Seeing how AMD has been lagging behind Nvidia for years now, and considering that it doesn’t appear that it will mount a proper challenge this generation either, it feels like Intel will first and foremost look to undercut their old nemesis’ prices, which is quite a common trick.
Although this section is still very hard to predict for Intel Xe-HPG, we do have a pretty good idea of what Xe-LP, now named Iris Xe, was able to pull off.
Disclaimer: Iris Xe is a portable GPU. As such, it can’t deliver a 4K 60 FPS performance like a high-end desktop graphics card, so just keep that in mind before getting underwhelmed.
Intel’s Ryan Shrout posted the following tweet, which shows the Tiger Lake prototype running a resource-heavy Battlefield V.

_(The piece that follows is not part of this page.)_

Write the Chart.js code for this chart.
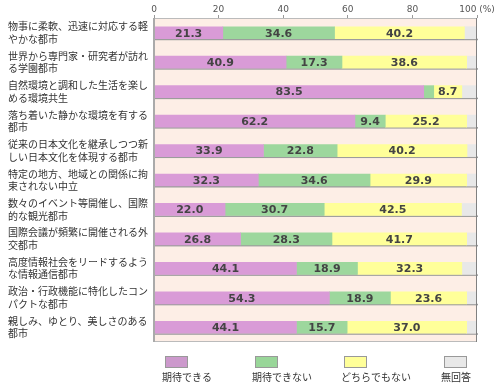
<!DOCTYPE html>
<html>
<head>
<meta charset="utf-8">
<script src="https://cdn.jsdelivr.net/npm/chart.js@4.4.0/dist/chart.umd.min.js"></script>
<style>
  html, body { margin: 0; padding: 0; background: #fff; }
  #wrap { width: 500px; height: 390px; }
</style>
</head>
<body>
<div id="wrap"><canvas id="cityChart" width="500" height="390"></canvas></div>
<script>
// 回答項目
const categories = [
    ['物事に柔軟、迅速に対応する軽', 'やかな都市'],
    ['世界から専門家・研究者が訪れ', 'る学園都市'],
    ['自然環境と調和した生活を楽し', 'める環境共生'],
    ['落ち着いた静かな環境を有する', '都市'],
    ['従来の日本文化を継承しつつ新', 'しい日本文化を体現する都市'],
    ['特定の地方、地域との関係に拘', '束されない中立'],
    ['数々のイベント等開催し、国際', '的な観光都市'],
    ['国際会議が頻繁に開催される外', '交都市'],
    ['高度情報社会をリードするよう', 'な情報通信都市'],
    ['政治・行政機能に特化したコン', 'パクトな都市'],
    ['親しみ、ゆとり、美しさのある', '都市']
];
const seriesNames = ['期待できる', '期待できない', 'どちらでもない', '無回答'];
const expected    = [21.3, 40.9, 83.5, 62.2, 33.9, 32.3, 22.0, 26.8, 44.1, 54.3, 44.1];
const notExpected = [34.6, 17.3, 3.1, 9.4, 22.8, 34.6, 30.7, 28.3, 18.9, 18.9, 15.7];
const neither     = [40.2, 38.6, 8.7, 25.2, 40.2, 29.9, 42.5, 41.7, 32.3, 23.6, 37.0];
const noAnswer    = [3.9, 3.2, 4.7, 3.2, 3.1, 3.2, 4.8, 3.2, 4.7, 3.2, 3.2];
const xTicks = [0, 20, 40, 60, 80, 100];

const colors = ['#d99bd7', '#9dd79d', '#ffff99', '#e8e8e8'];
const legendBoxColors = ['#cc99cc', '#99d699', '#ffff99', '#e8e8e8'];
const cjk = '"Noto Sans CJK JP", "Noto Sans", sans-serif';

// 背景と枠
const plotBg = {
    id: 'plotBg',
    beforeDatasetsDraw(chart) {
        const { ctx, chartArea: a } = chart;
        ctx.save();
        ctx.fillStyle = '#fdeee6';
        ctx.fillRect(a.left, a.top, a.right - a.left, a.bottom - a.top);
        // 棒の影
        const x = chart.scales.x;
        const meta = chart.getDatasetMeta(0);
        ctx.fillStyle = '#9c9c9c';
        meta.data.forEach(bar => {
            const bottom = bar.y + bar.height / 2;
            ctx.fillRect(x.getPixelForValue(0) + 1, bottom, x.getPixelForValue(100) - x.getPixelForValue(0), 1.5);
        });
        ctx.restore();
    },
    afterDatasetsDraw(chart) {
        const { ctx, chartArea: a } = chart;
        ctx.save();
        ctx.strokeStyle = '#bbbbbb';
        ctx.lineWidth = 1;
        ctx.beginPath();
        ctx.moveTo(a.left, a.top + 0.5);
        ctx.lineTo(a.right, a.top + 0.5);
        ctx.moveTo(a.left, a.bottom - 0.5);
        ctx.lineTo(a.right, a.bottom - 0.5);
        ctx.stroke();
        ctx.strokeStyle = '#aaaaaa';
        ctx.lineWidth = 2;
        ctx.beginPath();
        ctx.moveTo(a.left, a.top);
        ctx.lineTo(a.left, a.bottom);
        ctx.stroke();
        ctx.strokeStyle = '#808080';
        ctx.lineWidth = 1;
        ctx.beginPath();
        ctx.moveTo(a.right - 0.5, a.top);
        ctx.lineTo(a.right - 0.5, a.bottom);
        ctx.stroke();
        ctx.restore();
    }
};

// 数値ラベル
const valueLabels = {
    id: 'valueLabels',
    afterDatasetsDraw(chart) {
        const { ctx } = chart;
        ctx.save();
        ctx.font = 'bold 11px "DejaVu Sans", Verdana, sans-serif';
        ctx.fillStyle = '#444';
        ctx.textAlign = 'center';
        ctx.textBaseline = 'middle';
        for (let d = 0; d < 3; d++) {
            const meta = chart.getDatasetMeta(d);
            meta.data.forEach((bar, i) => {
                const v = chart.data.datasets[d].data[i];
                if (v < 5) return;
                ctx.fillText(v.toFixed(1), (bar.x + bar.base) / 2, bar.y + 1);
            });
        }
        ctx.restore();
    }
};

// 凡例
const bottomLegend = {
    id: 'bottomLegend',
    afterDraw(chart) {
        const { ctx } = chart;
        const boxX = [165, 255, 344, 444];
        ctx.save();
        ctx.font = '10px ' + cjk;
        ctx.textAlign = 'left';
        ctx.textBaseline = 'middle';
        seriesNames.forEach((name, i) => {
            ctx.fillStyle = legendBoxColors[i];
            ctx.fillRect(boxX[i], 356, 22, 11);
            ctx.strokeStyle = '#999';
            ctx.lineWidth = 1;
            ctx.strokeRect(boxX[i] + 0.5, 356.5, 22, 11);
            ctx.fillStyle = '#333';
            ctx.fillText(name, boxX[i] - 3, 377);
        });
        ctx.restore();
    }
};

const ctx = document.getElementById('cityChart').getContext('2d');
const cityChart = new Chart(ctx, {
    type: 'bar',
    data: {
        labels: categories,
        datasets: [expected, notExpected, neither, noAnswer].map((vals, i) => ({
            label: seriesNames[i],
            data: vals,
            backgroundColor: colors[i],
            borderWidth: 0,
            barThickness: 12
        }))
    },
    options: {
        indexAxis: 'y',
        responsive: false,
        animation: false,
        layout: { padding: { left: 8, right: 23, top: 0, bottom: 48 } },
        scales: {
            x: {
                position: 'top',
                stacked: true,
                min: 0,
                max: 100,
                afterBuildTicks: scale => { scale.ticks = xTicks.map(v => ({ value: v })); },
                afterFit: scale => { scale.height = 18; },
                grid: { drawOnChartArea: false, tickLength: 3, color: '#999' },
                border: { display: false },
                ticks: {
                    padding: 0,
                    color: '#555',
                    font: { size: 9, family: '"DejaVu Sans", sans-serif' },
                    callback: v => v === 100 ? '100 (%)' : v
                }
            },
            y: {
                stacked: true,
                afterFit: scale => { scale.width = 146; },
                grid: { display: false },
                border: { display: false },
                ticks: {
                    crossAlign: 'far',
                    color: '#333',
                    font: { size: 10, family: cjk, lineHeight: 1.25 }
                }
            }
        },
        plugins: {
            legend: { display: false },
            tooltip: { enabled: false }
        }
    },
    plugins: [plotBg, valueLabels, bottomLegend]
});
</script>
</body>
</html>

Despite this being a relatively short clip, it’s quite impressive that the game is running at full HD 1080p at a decent 30 FPS. Although it would be foolish to assume that this signals the end of gaming laptops, it’s still reasonable to say that laptop gaming is getting more and more accessible.
Now that Iris Xe saw the light of day, we can report that that Battlefield V footage was legit and that the laptop is more than capable of giving you a good approach to gaming. Most notably, it was able to achieve 60+FPS on GTA V and perform at competitive standards for eSports games like DotA 2, Rocket League and CS:GO.

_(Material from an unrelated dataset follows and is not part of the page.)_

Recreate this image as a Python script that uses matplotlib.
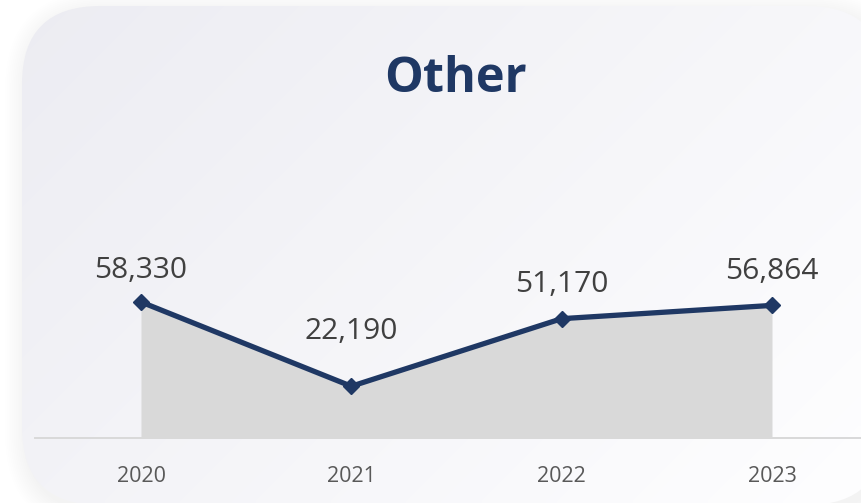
import numpy as np
import matplotlib
matplotlib.use("Agg")
import matplotlib.pyplot as plt
from matplotlib.patches import FancyBboxPatch

# ---- data ----
title = "Other"
years = ["2020", "2021", "2022", "2023"]
values = [58330, 22190, 51170, 56864]
value_labels = ["58,330", "22,190", "51,170", "56,864"]

# ---- style ----
NAVY = "#1F3864"
AREA = "#D9D9D9"
TXT = "#404040"
TICK = "#595959"
label_offsets_pt = [17, 34, 19, 19]   # vertical offset of value labels (points)

plt.rcParams['font.family'] = ['Open Sans', 'DejaVu Sans']

W, H = 861, 503
fig = plt.figure(figsize=(W / 100, H / 100), dpi=100)
fig.patch.set_facecolor("white")

# background card
bg = fig.add_axes([0, 0, 1, 1], zorder=0)
bg.set_xlim(0, W)
bg.set_ylim(H, 0)
bg.axis("off")

cx0, cy0, cx1, cy1, rad = 22, 6, 885, 505, 78
# soft shadow
for i in range(12):
    g = 1 + i * 1.8
    sh = FancyBboxPatch((cx0 - g + 4, cy0 - g + 6), (cx1 - cx0) + 2 * g, (cy1 - cy0) + 2 * g,
                        boxstyle=f"round,pad=0,rounding_size={rad + g}",
                        facecolor="#9a9aa8", edgecolor="none", alpha=0.007)
    bg.add_patch(sh)
card = FancyBboxPatch((cx0, cy0), cx1 - cx0, cy1 - cy0,
                      boxstyle=f"round,pad=0,rounding_size={rad}",
                      facecolor="none", edgecolor="none")
bg.add_patch(card)
xx, yy = np.meshgrid(np.linspace(0, 1, 200), np.linspace(0, 1, 120))
t = np.clip((xx * W + yy * H) / (W + H), 0, 1)
c0 = np.array([236, 236, 242]) / 255.0
c1 = np.array([254, 254, 255]) / 255.0
img = c0[None, None, :] * (1 - t[..., None]) + c1[None, None, :] * t[..., None]
im = bg.imshow(img, extent=[0, W, H, 0], aspect="auto", zorder=1, interpolation="bilinear")
im.set_clip_path(card)

# title
fig.text(455 / W, 1 - 92 / H, title, ha="center", va="baseline",
         fontsize=35, fontweight="bold", color=NAVY)

# main axes
px0, px_step = 141, 210.33
x_left_px, x_right_px = 35, 861
base_px = 438
scale = 0.002332  # px per unit
ytop = 100000
ax = fig.add_axes([x_left_px / W, (H - base_px) / H, (x_right_px - x_left_px) / W, ytop * scale / H],
                  zorder=2)
ax.set_facecolor("none")
xs = np.arange(len(years))
ax.set_xlim((x_left_px - px0) / px_step, (x_right_px - px0) / px_step)
ax.set_ylim(0, ytop)

ax.fill_between(xs, values, 0, color=AREA, linewidth=0, zorder=1)
ax.plot(xs, values, color=NAVY, linewidth=3.8, marker="D", markersize=8,
        solid_joinstyle="round", zorder=3, clip_on=False)

for x, v, lab, off in zip(xs, values, value_labels, label_offsets_pt):
    ax.annotate(lab, (x, v), xytext=(0, off), textcoords="offset points",
                ha="center", va="baseline", fontsize=21.5, color=TXT)

for s in ["top", "right", "left"]:
    ax.spines[s].set_visible(False)
ax.spines["bottom"].set_color(AREA)
ax.spines["bottom"].set_linewidth(1.4)
ax.set_yticks([])
ax.set_xticks(xs)
ax.set_xticklabels(years, fontsize=15.5, color=TICK)
ax.tick_params(axis="x", length=0, pad=20.5)

fig.savefig("out.png", dpi=100, facecolor=fig.get_facecolor())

The main reason why gamers should be excited about Xe-HPG is the supposed hardware-accelerated ray-tracing capability. In the past, we’ve been thrilled with what real-time ray-tracing can look like, so it will be interesting to see how Intel pulls it off. We’re also excited to see how ray-tracing performs at a more affordable price point.
With the release of Iris Xe, we only got a glimpse of what Intel Xe is all about, but at least we have a good starting point. There are some rumors and speculations regarding the discrete GPUs from Intel and we’ll cover that too.
As mentioned earlier, Intel will be releasing a graphics card for different market sections and despite that being certainly commendable, we’ll only discuss mobile and desktop versions.
Unfortunately, there simply isn’t enough information about the desktop variant except for the fact that it will employ a GDDR6 memory type. While that is a good sign, it might be possible that Intel will be lagging from the start from the current market leader Nvidia, who plan to launch their flagship RTX 3080 Ti (or RTX 3090, depending on what naming guess you believe) with GDDR6X, a brand new memory type.
It’s worth noting that this disadvantage relates only to the top cards on the market as RTX 3070 also has GDDR6 as well as AMD’s RDNA 2 cards. Aside from that, Intel can boast about their 96 execution units, which is a good number to compete with both AMD and Nvidia’s mobile solutions.
Another sign that Intel is heading in the right direction is the core clock of 400Mhz with a boost clock of 1350Mhz. Intel’s last-generation Iris Plus was slightly behind AMD’s Vega 11 but Iris Xe competes more than competently. Still, the mobile integrated GPU market is ever-evolving, so that too can change quickly.
Latest news indicate that Intel’s high-performing graphics card will have 512 EUs (execution units) which will rival AMD’s latest RX 6000 outing. This isn’t the only place where Intel will look to challenge AMD and Nvidia as the rumored numbers for the raw shader power look like they could position Intel’s best card shoulder to shoulder with other GPU giants.
Why We Should Be Cautiously Optimistic About Intel Xe
This should probably go without saying, but we need to do so, at least for posterity’s sake.
Mainstream Xe is still some time away and, based on the shakiness Intel has experienced lately, we wonder how soon and how good their promises can be.
Still, there is room for optimism. Intel is a company with a long history in technology and even if they’re off to a rocky start, they certainly have the resources and the know-how to compete in this field. We might not be getting a full-on three-way war between Intel, AMD and Nvidia, but something is brewing and as gamers and tech enthusiasts, we can’t wait.